■ **What to work on**
Without the pictures, set down every line of the data exactly.

++++++

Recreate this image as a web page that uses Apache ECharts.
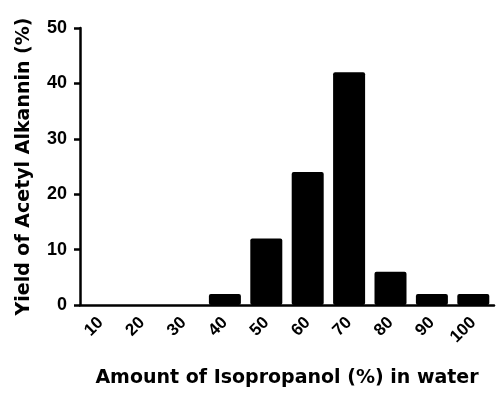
<!DOCTYPE html>
<html>
<head>
<meta charset="utf-8">
<script src="https://cdn.jsdelivr.net/npm/echarts@6/dist/echarts.min.js"></script>
<style>
  html, body { margin: 0; padding: 0; background: #fff; }
  #chart { width: 500px; height: 402px; }
</style>
</head>
<body>
<div id="chart"></div>
<script>
// Isopropanol content of the extraction solvent (%)
const categories = ['10', '20', '30', '40', '50', '60', '70', '80', '90', '100'];
// Acetyl alkannin yield (%) for each solvent mixture
const yieldValues = [0, 0, 0, 2, 12, 24, 42, 6, 2, 2];
// Y axis ticks
const yMin = 0;
const yMax = 50;
const yStep = 10;

const TICK_FONT = '"Liberation Sans", Arial, Helvetica, sans-serif';
const TITLE_FONT = '"DejaVu Sans", Verdana, sans-serif';

const chart = echarts.init(document.getElementById('chart'));
chart.setOption({
  animation: false,
  backgroundColor: '#ffffff',
  grid: { left: 80, right: 6, top: 28, bottom: 97, containLabel: false },
  xAxis: {
    type: 'category',
    data: categories,
    boundaryGap: true,
    name: 'Amount of Isopropanol (%) in water',
    nameLocation: 'middle',
    nameGap: 64,
    nameTextStyle: { fontFamily: TITLE_FONT, fontWeight: 'bold', fontSize: 19, color: '#000' },
    axisLine: { lineStyle: { color: '#000', width: 2.5 } },
    axisTick: { alignWithLabel: true, length: 6, lineStyle: { color: '#000', width: 2.5 } },
    axisLabel: {
      rotate: 45, margin: 15, fontFamily: TICK_FONT, fontWeight: 'bold', fontSize: 17, color: '#000'
    },
    splitLine: { show: false }
  },
  yAxis: {
    type: 'value',
    min: yMin,
    max: yMax,
    interval: yStep,
    name: 'Yield of Acetyl Alkannin (%)',
    nameLocation: 'middle',
    nameGap: 46,
    nameRotate: 90,
    nameTextStyle: { fontFamily: TITLE_FONT, fontWeight: 'bold', fontSize: 19, color: '#000' },
    axisLine: { show: true, lineStyle: { color: '#000', width: 2.5 } },
    axisTick: { show: true, length: 6, lineStyle: { color: '#000', width: 2.5 } },
    axisLabel: { margin: 13, fontFamily: TICK_FONT, fontWeight: 'bold', fontSize: 18, color: '#000' },
    splitLine: { show: false }
  },
  series: [{
    type: 'bar',
    data: yieldValues,
    barWidth: 32,
    itemStyle: { color: '#000', borderRadius: 2 }
  }]
});
</script>
</body>
</html>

++++++

■ **Solution to the problem**
Recreate this image as a web page that uses Apache ECharts.
<!DOCTYPE html>
<html>
<head>
<meta charset="utf-8">
<script src="https://cdn.jsdelivr.net/npm/echarts@6/dist/echarts.min.js"></script>
<style>
  html, body { margin: 0; padding: 0; background: #fff; }
  #chart { width: 500px; height: 402px; }
</style>
</head>
<body>
<div id="chart"></div>
<script>
// Isopropanol content of the extraction solvent (%)
const categories = ['10', '20', '30', '40', '50', '60', '70', '80', '90', '100'];
// Acetyl alkannin yield (%) for each solvent mixture
const yieldValues = [0, 0, 0, 2, 12, 24, 42, 6, 2, 2];
// Y axis ticks
const yMin = 0;
const yMax = 50;
const yStep = 10;

const TICK_FONT = '"Liberation Sans", Arial, Helvetica, sans-serif';
const TITLE_FONT = '"DejaVu Sans", Verdana, sans-serif';

const chart = echarts.init(document.getElementById('chart'));
chart.setOption({
  animation: false,
  backgroundColor: '#ffffff',
  grid: { left: 80, right: 6, top: 28, bottom: 97, containLabel: false },
  xAxis: {
    type: 'category',
    data: categories,
    boundaryGap: true,
    name: 'Amount of Isopropanol (%) in water',
    nameLocation: 'middle',
    nameGap: 64,
    nameTextStyle: { fontFamily: TITLE_FONT, fontWeight: 'bold', fontSize: 19, color: '#000' },
    axisLine: { lineStyle: { color: '#000', width: 2.5 } },
    axisTick: { alignWithLabel: true, length: 6, lineStyle: { color: '#000', width: 2.5 } },
    axisLabel: {
      rotate: 45, margin: 15, fontFamily: TICK_FONT, fontWeight: 'bold', fontSize: 17, color: '#000'
    },
    splitLine: { show: false }
  },
  yAxis: {
    type: 'value',
    min: yMin,
    max: yMax,
    interval: yStep,
    name: 'Yield of Acetyl Alkannin (%)',
    nameLocation: 'middle',
    nameGap: 46,
    nameRotate: 90,
    nameTextStyle: { fontFamily: TITLE_FONT, fontWeight: 'bold', fontSize: 19, color: '#000' },
    axisLine: { show: true, lineStyle: { color: '#000', width: 2.5 } },
    axisTick: { show: true, length: 6, lineStyle: { color: '#000', width: 2.5 } },
    axisLabel: { margin: 13, fontFamily: TICK_FONT, fontWeight: 'bold', fontSize: 18, color: '#000' },
    splitLine: { show: false }
  },
  series: [{
    type: 'bar',
    data: yieldValues,
    barWidth: 32,
    itemStyle: { color: '#000', borderRadius: 2 }
  }]
});
</script>
</body>
</html>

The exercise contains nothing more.